Stevenson wasn’t the only prospect signed by Top Rank in the past few months from the Rio Games. Michael Conlan is another fighter who made a name for himself last summer, and after this writer spoke to him last week, the Irishman mentioned Stevenson has a potential big money fight down the road.
“I agree with that because Conlan has the whole Irish fans behind him and I have a lot of American fans behind me,” said Stevenson. “We was supposed to meet up in Rio, and all the drama happened. He got robbed, I guess he had a controversial decision, so we didn’t get to meet. I can’t wait to fight him too.”
There was also airy bond between the two back in Rio even though they haven’t even got a chance to spar yet.

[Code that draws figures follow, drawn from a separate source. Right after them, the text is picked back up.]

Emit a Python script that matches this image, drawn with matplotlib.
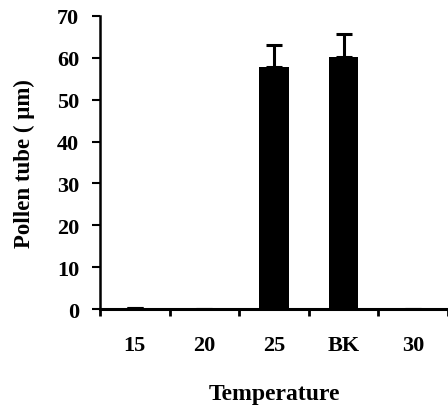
import numpy as np
import matplotlib.pyplot as plt

temps = ['15', '20', '25', 'BK', '30']
tube_len = [0.2, 0.0, 57.8, 60.3, 0.0]
tube_err = [0.0, 0.0, 5.2, 5.5, 0.0]

plt.rcParams['font.family'] = 'Liberation Serif'
plt.rcParams['font.weight'] = 'bold'

fig = plt.figure(figsize=(4.48, 4.14), dpi=100)
ax = fig.add_axes([0.223, 0.251, 0.777, 0.708])

x = np.arange(len(temps))
ax.bar(x, tube_len, width=0.42, color='black', zorder=2)
ax.errorbar(x, tube_len, yerr=[np.zeros(len(x)), tube_err], fmt='none',
            ecolor='black', elinewidth=2.2, capsize=6, capthick=2.2, zorder=3)

ax.set_xlim(-0.5, 4.4)
ax.set_ylim(0, 70)
ax.set_yticks(np.arange(0, 71, 10))
ax.set_xticks(x)
ax.set_xticklabels(temps)
ax.set_xticks(np.arange(-0.5, 4.6, 1), minor=True)
ax.tick_params(axis='x', which='major', length=0, pad=19, labelsize=16)
ax.tick_params(axis='x', which='minor', length=5, width=2, direction='out')
ax.tick_params(axis='y', length=6, width=1.5, labelsize=16, pad=9)

for s in ['top', 'right']:
    ax.spines[s].set_visible(False)
ax.spines['left'].set_linewidth(1.8)
ax.spines['bottom'].set_linewidth(2.2)

ax.set_xlabel('Temperature', fontsize=17, fontweight='bold', labelpad=20)
ax.set_ylabel('Pollen tube ( \u03bcm)', fontsize=16.5, fontweight='bold', labelpad=16)

fig.savefig('out.png', dpi=100)
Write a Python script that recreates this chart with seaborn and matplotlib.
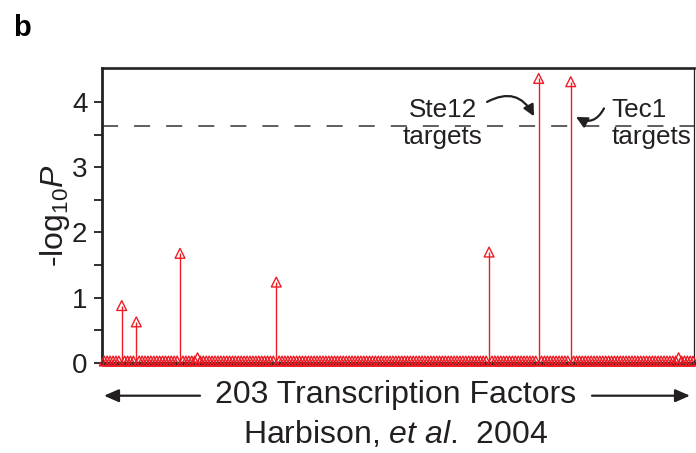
import numpy as np
import pandas as pd
import matplotlib
matplotlib.use("Agg")
import matplotlib.pyplot as plt
import seaborn as sns

# ---- data -------------------------------------------------------------
n_factors = 203                      # transcription factors tested
background_score = 0.03             # factors with no enrichment sit at ~0
hit_index = [6, 11, 26, 32, 59, 132, 149, 160, 197]
hit_score = [0.88, 0.63, 1.68, 0.08, 1.24, 1.70, 4.36, 4.31, 0.08]
threshold = 3.63                     # significance cut-off (-log10 P)
y_ticks = [0, 1, 2, 3, 4]

scores = np.full(n_factors, background_score)
scores[hit_index] = hit_score
df = pd.DataFrame({"factor": np.arange(n_factors), "score": scores})

# ---- style ------------------------------------------------------------
sns.set_theme(style="ticks")
plt.rcParams["font.family"] = ["Liberation Sans", "DejaVu Sans"]
plt.rcParams["mathtext.fontset"] = "custom"
plt.rcParams["mathtext.rm"] = "Liberation Sans"
plt.rcParams["mathtext.it"] = "Liberation Sans:italic"
ink = "#231f20"
red = "#ee1c24"

fig = plt.figure(figsize=(6.96, 4.53), dpi=100)
ax = fig.add_axes([0.1466, 0.1987, 0.997 - 0.1466, 0.8499 - 0.1987])

base = -0.035
# stems
ax.vlines(df["factor"], base, df["score"], color=red, lw=1.0, zorder=2,
          clip_on=False)
ax.hlines(base, -1.5, n_factors - 0.75, color=red, lw=1.3, zorder=2,
          clip_on=False)
# open triangle heads
sns.scatterplot(data=df, x="factor", y="score", marker="^", s=50,
                ax=ax, zorder=3, clip_on=False, legend=False)
pts = ax.collections[-1]
pts.set_facecolor("none")
pts.set_edgecolor(red)
pts.set_linewidth(1.0)

# significance threshold
ax.axhline(threshold, color="#333333", lw=1.1, dashes=(10.5, 10.5), zorder=1)

ax.set_xlim(-0.75, n_factors - 0.75)
ax.set_ylim(0, 4.52)
ax.set_yticks(y_ticks)
ax.set_yticks(np.arange(0.5, 4.5, 1.0), minor=True)
ax.set_xticks([])
ax.tick_params(axis="y", which="both", direction="out", length=5.5,
               width=1.3, color=ink, labelsize=20, labelcolor=ink, pad=5)
ax.set_xlabel("")
ax.set_ylabel("-log$_{10}$$\\it{P}$", fontsize=23, color=ink)
ax.yaxis.set_label_coords(-0.05, 0.5)

for side, lw in (("left", 2.0), ("bottom", 2.4), ("top", 1.9), ("right", 0.9)):
    ax.spines[side].set_visible(True)
    ax.spines[side].set_linewidth(lw)
    ax.spines[side].set_color("#222222")

# labelled targets
lab = 18.8
ax.text(116.2, 3.77, "Ste12", ha="center", va="baseline", fontsize=lab, color=ink)
ax.text(116.2, 3.36, "targets", ha="center", va="baseline", fontsize=lab, color=ink)
ax.text(174.0, 3.77, "Tec1", ha="left", va="baseline", fontsize=lab, color=ink)
ax.text(174.0, 3.36, "targets", ha="left", va="baseline", fontsize=lab, color=ink)

arrow_kw = dict(arrowstyle="-|>,head_length=0.6,head_width=0.3",
                color=ink, lw=1.6, mutation_scale=11, shrinkA=0, shrinkB=0)
ax.annotate("", xy=(147.4, 3.78), xytext=(131.3, 4.00),
            arrowprops=dict(connectionstyle="arc3,rad=-0.5", **arrow_kw))
ax.annotate("", xy=(161.8, 3.77), xytext=(171.4, 3.90),
            arrowprops=dict(connectionstyle="arc3,rad=-0.5", **arrow_kw))

# axis caption with span arrows
fig.text(396 / 696, 1 - 403 / 453, "203 Transcription Factors", ha="center",
         va="baseline", fontsize=23, color=ink)
fig.text(396 / 696, 1 - 443 / 453, "Harbison, $\\it{et\\ al}$.  2004",
         ha="center", va="baseline", fontsize=23, color=ink)
span_kw = dict(arrowstyle="-|>,head_length=0.8,head_width=0.35", color=ink,
               lw=1.6, mutation_scale=11, shrinkA=0, shrinkB=0)
yy = 1 - 395.7 / 453
fig.add_artist(matplotlib.patches.FancyArrowPatch(
    (200 / 696, yy), (104 / 696, yy), transform=fig.transFigure, **span_kw))
fig.add_artist(matplotlib.patches.FancyArrowPatch(
    (592 / 696, yy), (690 / 696, yy), transform=fig.transFigure, **span_kw))

fig.text(13 / 696, 1 - 36 / 453, "b", ha="left", va="baseline", fontsize=21,
         fontweight="bold", color="black")

fig.savefig("out.png", dpi=100)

“We were in training camp in Rio. We was looking at each other and checking each other out like whenever I sparred he came over to watch me, and whenever he sparred I came over to watch him. Whenever we fight, I plan on beating him.”
It was just another big fight for Stevenson down the road, later describing it, “Like a baby Manny Pacquiao-Floyd Mayweather fight. A tiny one.”
With his eyes fixated on the stars he set high above, Stevenson is ready to get on with the process.